**Records provided**
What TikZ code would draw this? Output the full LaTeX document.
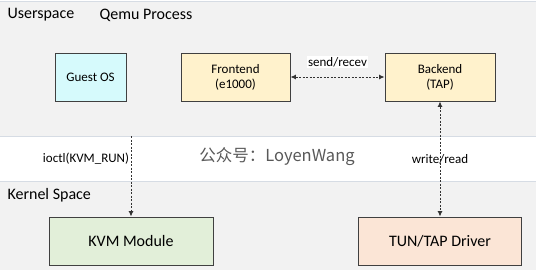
\documentclass[tikz,border=0pt]{standalone}
\usepackage{fontspec}
\setmainfont{Carlito}
\newfontfamily\cjkfont{Noto Sans CJK SC}
\usepackage{tikz}
\usetikzlibrary{arrows.meta,positioning}
\usepackage{xcolor}
\definecolor{spacegray}{RGB}{242,242,242}
\definecolor{spaceline}{RGB}{214,220,228}
\definecolor{boxline}{RGB}{64,64,64}
\definecolor{guestcyan}{RGB}{214,250,252}
\definecolor{qemuyellow}{RGB}{255,242,204}
\definecolor{kvmgreen}{RGB}{226,239,217}
\definecolor{tunorange}{RGB}{251,229,214}

\begin{document}
\begin{tikzpicture}[x=1pt,y=-1pt,
    region/.style={fill=spacegray,draw=spaceline,line width=0.8pt},
    block/.style={draw=boxline,line width=0.9pt,minimum height=48pt,align=center,
      inner sep=0pt,font=\fontsize{13}{15}\selectfont},
    bigblock/.style={block,font=\fontsize{16}{18}\selectfont},
    flow/.style={draw=black!80,line width=0.9pt,dash pattern=on 2.2pt off 1.3pt,
      -{Latex[length=5.5pt,width=5pt]}},
    twoway/.style={flow,{Latex[length=5.5pt,width=5pt]}-{Latex[length=5.5pt,width=5pt]}},
    flowlabel/.style={font=\fontsize{13}{15}\selectfont,inner sep=1pt},
    spacelabel/.style={font=\fontsize{16}{18}\selectfont,anchor=west}]
    \useasboundingbox (0,0) rectangle (536,269);
    % user and kernel space bands
    \fill[white] (0,0) rectangle (536,269);
    \draw[region] (-2,1) rectangle (538,136);
    \draw[region] (-2,181) rectangle (538,271);
    \node[spacelabel] (userspace) at (4,15) {Userspace};
    \node[spacelabel] (qemu) at (96,15) {Qemu Process};
    \node[spacelabel] (kernelspace) at (4,195) {Kernel Space};
    % qemu side
    \node[block,fill=guestcyan,minimum width=71pt] (guestos) at (90.5,77) {Guest OS};
    \node[block,fill=qemuyellow,minimum width=109pt] (frontend) at (235.5,77) {Frontend\\(e1000)};
    \node[block,fill=qemuyellow,minimum width=110pt] (backend) at (440,77) {Backend\\(TAP)};
    % kernel side
    \node[bigblock,fill=kvmgreen,minimum width=164pt] (kvm) at (131,241) {KVM Module};
    \node[bigblock,fill=tunorange,minimum width=163pt] (tuntap) at (440,241) {TUN/TAP Driver};
    % watermark
    \node[text=black!65,font=\cjkfont\fontsize{16.5}{18}\selectfont] (wechat) at (277,157) {公众号：LoyenWang};
    % links
    \coordinate (ioctlstart) at (131,136);
    \draw[flow] (ioctlstart) -- (kvm.north)
      node[pos=0.28,left,flowlabel,inner sep=1.5pt] {ioctl(KVM\_RUN)};
    \draw[twoway] (frontend) -- (backend)
      node[midway,above=9pt,flowlabel,fill=white] {send/recev};
    \draw[twoway] (backend) -- (tuntap)
      node[pos=0.5,flowlabel] {write/read};
\end{tikzpicture}
\end{document}
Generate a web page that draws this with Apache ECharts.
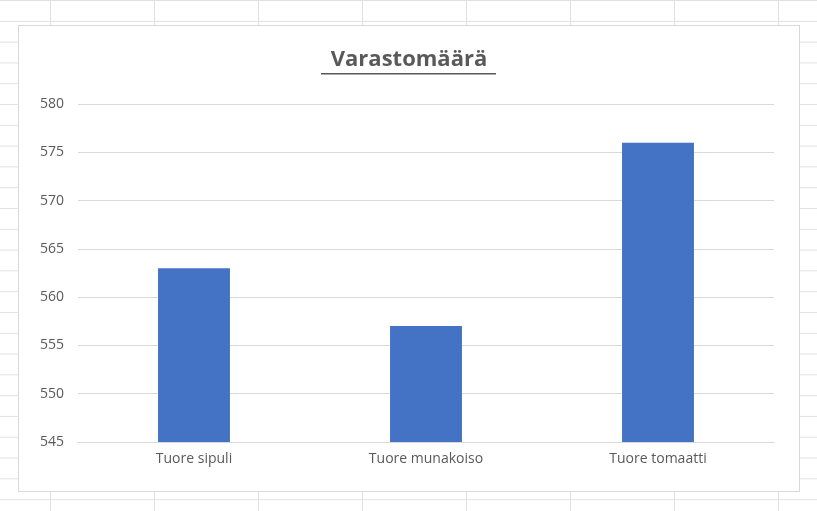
<!DOCTYPE html>
<html><head><meta charset="utf-8">
<script src="https://cdn.jsdelivr.net/npm/echarts@6/dist/echarts.min.js"></script>
<style>
html,body{margin:0;padding:0;width:817px;height:511px;overflow:hidden;background:#fff;
background-image:linear-gradient(to right,#e1e1e1 1px,transparent 1px),linear-gradient(to bottom,#e1e1e1 1px,transparent 1px);
background-size:104px 20.8px;background-position:50px 0px;}
#c{position:absolute;left:18px;top:25px;width:782px;height:467px;background:#fff;border:1px solid #d9d9d9;box-sizing:border-box;}
</style></head><body>
<div id="c"></div>
<script>
const categories=["Tuore sipuli","Tuore munakoiso","Tuore tomaatti"];
const values=[563,557,576];
const chart=echarts.init(document.getElementById('c'));
chart.setOption({
  animation:false,
  title:{text:"Varastomäärä",left:'center',top:18,textStyle:{fontFamily:'Open Sans, Calibri, sans-serif',fontSize:22,fontWeight:'bold',color:'#595959'}},
  graphic:[{type:'rect',shape:{x:302,y:47,width:175,height:1.5},style:{fill:'#595959'}}],
  grid:{left:59,right:25,top:78,bottom:49},
  xAxis:{type:'category',data:categories,axisTick:{show:false},axisLine:{lineStyle:{color:'#d9d9d9'}},
    axisLabel:{color:'#595959',fontSize:14,fontFamily:'Open Sans, sans-serif',margin:10}},
  yAxis:{type:'value',min:545,max:580,interval:5,axisLine:{show:false},axisTick:{show:false},
    axisLabel:{color:'#595959',fontSize:14,fontFamily:'Open Sans, sans-serif',margin:14},
    splitLine:{lineStyle:{color:'#d9d9d9'}}},
  series:[{type:'bar',data:values,barWidth:'31%',itemStyle:{color:'#4472c4'}}]
});
</script></body></html>
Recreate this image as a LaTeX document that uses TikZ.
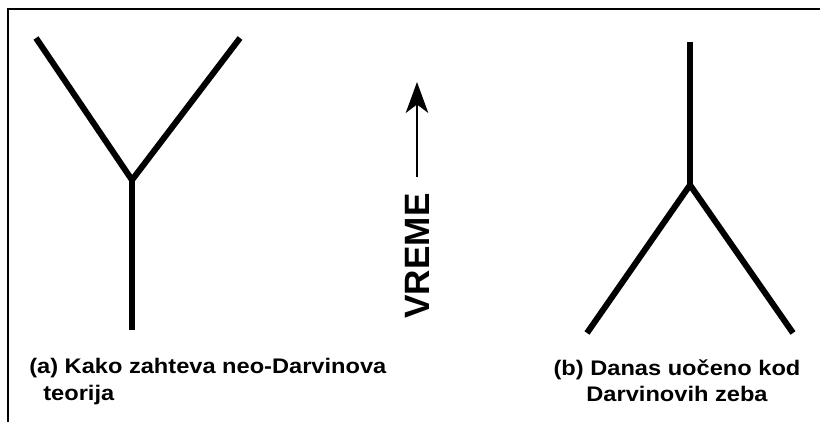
\documentclass[tikz,border=0pt]{standalone}
\usepackage{fontspec}
\setmainfont{Liberation Sans}
\newfontfamily\capfont[FakeStretch=1.12]{Liberation Sans}
\usetikzlibrary{arrows.meta,positioning}

\begin{document}
\begin{tikzpicture}[x=0.025cm,y=-0.025cm,line join=miter,
   branch/.style={line width=4.3pt,line cap=butt},
   caption/.style={font=\capfont\bfseries\fontsize{15}{19}\selectfont,inner sep=0pt}]
  \useasboundingbox (0,0) rectangle (820,422);
  % frame, cut off at the right and bottom
  \draw[line width=1.8pt] (8,422) -- (8,9) -- (820,9);
  % (a) one line splitting in two
  \coordinate (aL) at (36,38);
  \coordinate (aR) at (240,38);
  \coordinate (aJ) at (132,180);
  \coordinate (aB) at (132,330);
  \draw[branch] (aL) -- (aJ) -- (aR);
  \draw[branch] (aJ) -- (aB);
  % (b) two lines joining into one
  \coordinate (bT) at (690,42);
  \coordinate (bJ) at (690,185);
  \coordinate (bL) at (587,333);
  \coordinate (bR) at (793,333);
  \draw[branch] (bL) -- (bJ) -- (bR);
  \draw[branch] (bJ) -- (bT);
  % time axis
  \node[rotate=90,inner sep=0pt,font=\bfseries\fontsize{25}{30}\selectfont]
       (vreme) at (417,256) {VREME};
  \coordinate (tip) at (417,82);
  \draw[line width=1.4pt,shorten <=0.4cm,
        -{Stealth[length=22pt,width=16pt,inset=6pt]}] (vreme.east) -- (tip);
  % captions
  \node[caption,anchor=north west,align=left] (capA) at (29,358)
       {(a) Kako zahteva neo-Darvinova\\\hspace*{10pt}teorija};
  \node[caption,anchor=north,align=center] (capB) at (677,359)
       {(b) Danas uočeno kod\\Darvinovih zeba};
\end{tikzpicture}
\end{document}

**Objective**
Leave out all pictures, then copy the remaining material exactly.

**Task solution**
What TikZ code would draw this? Output the full LaTeX document.
\documentclass[tikz,border=0pt]{standalone}
\usepackage{fontspec}
\setmainfont{Carlito}
\newfontfamily\cjkfont{Noto Sans CJK SC}
\usepackage{tikz}
\usetikzlibrary{arrows.meta,positioning}
\usepackage{xcolor}
\definecolor{spacegray}{RGB}{242,242,242}
\definecolor{spaceline}{RGB}{214,220,228}
\definecolor{boxline}{RGB}{64,64,64}
\definecolor{guestcyan}{RGB}{214,250,252}
\definecolor{qemuyellow}{RGB}{255,242,204}
\definecolor{kvmgreen}{RGB}{226,239,217}
\definecolor{tunorange}{RGB}{251,229,214}

\begin{document}
\begin{tikzpicture}[x=1pt,y=-1pt,
    region/.style={fill=spacegray,draw=spaceline,line width=0.8pt},
    block/.style={draw=boxline,line width=0.9pt,minimum height=48pt,align=center,
      inner sep=0pt,font=\fontsize{13}{15}\selectfont},
    bigblock/.style={block,font=\fontsize{16}{18}\selectfont},
    flow/.style={draw=black!80,line width=0.9pt,dash pattern=on 2.2pt off 1.3pt,
      -{Latex[length=5.5pt,width=5pt]}},
    twoway/.style={flow,{Latex[length=5.5pt,width=5pt]}-{Latex[length=5.5pt,width=5pt]}},
    flowlabel/.style={font=\fontsize{13}{15}\selectfont,inner sep=1pt},
    spacelabel/.style={font=\fontsize{16}{18}\selectfont,anchor=west}]
    \useasboundingbox (0,0) rectangle (536,269);
    % user and kernel space bands
    \fill[white] (0,0) rectangle (536,269);
    \draw[region] (-2,1) rectangle (538,136);
    \draw[region] (-2,181) rectangle (538,271);
    \node[spacelabel] (userspace) at (4,15) {Userspace};
    \node[spacelabel] (qemu) at (96,15) {Qemu Process};
    \node[spacelabel] (kernelspace) at (4,195) {Kernel Space};
    % qemu side
    \node[block,fill=guestcyan,minimum width=71pt] (guestos) at (90.5,77) {Guest OS};
    \node[block,fill=qemuyellow,minimum width=109pt] (frontend) at (235.5,77) {Frontend\\(e1000)};
    \node[block,fill=qemuyellow,minimum width=110pt] (backend) at (440,77) {Backend\\(TAP)};
    % kernel side
    \node[bigblock,fill=kvmgreen,minimum width=164pt] (kvm) at (131,241) {KVM Module};
    \node[bigblock,fill=tunorange,minimum width=163pt] (tuntap) at (440,241) {TUN/TAP Driver};
    % watermark
    \node[text=black!65,font=\cjkfont\fontsize{16.5}{18}\selectfont] (wechat) at (277,157) {公众号：LoyenWang};
    % links
    \coordinate (ioctlstart) at (131,136);
    \draw[flow] (ioctlstart) -- (kvm.north)
      node[pos=0.28,left,flowlabel,inner sep=1.5pt] {ioctl(KVM\_RUN)};
    \draw[twoway] (frontend) -- (backend)
      node[midway,above=9pt,flowlabel,fill=white] {send/recev};
    \draw[twoway] (backend) -- (tuntap)
      node[pos=0.5,flowlabel] {write/read};
\end{tikzpicture}
\end{document}
Generate a web page that draws this with Apache ECharts.
<!DOCTYPE html>
<html><head><meta charset="utf-8">
<script src="https://cdn.jsdelivr.net/npm/echarts@6/dist/echarts.min.js"></script>
<style>
html,body{margin:0;padding:0;width:817px;height:511px;overflow:hidden;background:#fff;
background-image:linear-gradient(to right,#e1e1e1 1px,transparent 1px),linear-gradient(to bottom,#e1e1e1 1px,transparent 1px);
background-size:104px 20.8px;background-position:50px 0px;}
#c{position:absolute;left:18px;top:25px;width:782px;height:467px;background:#fff;border:1px solid #d9d9d9;box-sizing:border-box;}
</style></head><body>
<div id="c"></div>
<script>
const categories=["Tuore sipuli","Tuore munakoiso","Tuore tomaatti"];
const values=[563,557,576];
const chart=echarts.init(document.getElementById('c'));
chart.setOption({
  animation:false,
  title:{text:"Varastomäärä",left:'center',top:18,textStyle:{fontFamily:'Open Sans, Calibri, sans-serif',fontSize:22,fontWeight:'bold',color:'#595959'}},
  graphic:[{type:'rect',shape:{x:302,y:47,width:175,height:1.5},style:{fill:'#595959'}}],
  grid:{left:59,right:25,top:78,bottom:49},
  xAxis:{type:'category',data:categories,axisTick:{show:false},axisLine:{lineStyle:{color:'#d9d9d9'}},
    axisLabel:{color:'#595959',fontSize:14,fontFamily:'Open Sans, sans-serif',margin:10}},
  yAxis:{type:'value',min:545,max:580,interval:5,axisLine:{show:false},axisTick:{show:false},
    axisLabel:{color:'#595959',fontSize:14,fontFamily:'Open Sans, sans-serif',margin:14},
    splitLine:{lineStyle:{color:'#d9d9d9'}}},
  series:[{type:'bar',data:values,barWidth:'31%',itemStyle:{color:'#4472c4'}}]
});
</script></body></html>
Recreate this image as a LaTeX document that uses TikZ.
\documentclass[tikz,border=0pt]{standalone}
\usepackage{fontspec}
\setmainfont{Liberation Sans}
\newfontfamily\capfont[FakeStretch=1.12]{Liberation Sans}
\usetikzlibrary{arrows.meta,positioning}

\begin{document}
\begin{tikzpicture}[x=0.025cm,y=-0.025cm,line join=miter,
   branch/.style={line width=4.3pt,line cap=butt},
   caption/.style={font=\capfont\bfseries\fontsize{15}{19}\selectfont,inner sep=0pt}]
  \useasboundingbox (0,0) rectangle (820,422);
  % frame, cut off at the right and bottom
  \draw[line width=1.8pt] (8,422) -- (8,9) -- (820,9);
  % (a) one line splitting in two
  \coordinate (aL) at (36,38);
  \coordinate (aR) at (240,38);
  \coordinate (aJ) at (132,180);
  \coordinate (aB) at (132,330);
  \draw[branch] (aL) -- (aJ) -- (aR);
  \draw[branch] (aJ) -- (aB);
  % (b) two lines joining into one
  \coordinate (bT) at (690,42);
  \coordinate (bJ) at (690,185);
  \coordinate (bL) at (587,333);
  \coordinate (bR) at (793,333);
  \draw[branch] (bL) -- (bJ) -- (bR);
  \draw[branch] (bJ) -- (bT);
  % time axis
  \node[rotate=90,inner sep=0pt,font=\bfseries\fontsize{25}{30}\selectfont]
       (vreme) at (417,256) {VREME};
  \coordinate (tip) at (417,82);
  \draw[line width=1.4pt,shorten <=0.4cm,
        -{Stealth[length=22pt,width=16pt,inset=6pt]}] (vreme.east) -- (tip);
  % captions
  \node[caption,anchor=north west,align=left] (capA) at (29,358)
       {(a) Kako zahteva neo-Darvinova\\\hspace*{10pt}teorija};
  \node[caption,anchor=north,align=center] (capB) at (677,359)
       {(b) Danas uočeno kod\\Darvinovih zeba};
\end{tikzpicture}
\end{document}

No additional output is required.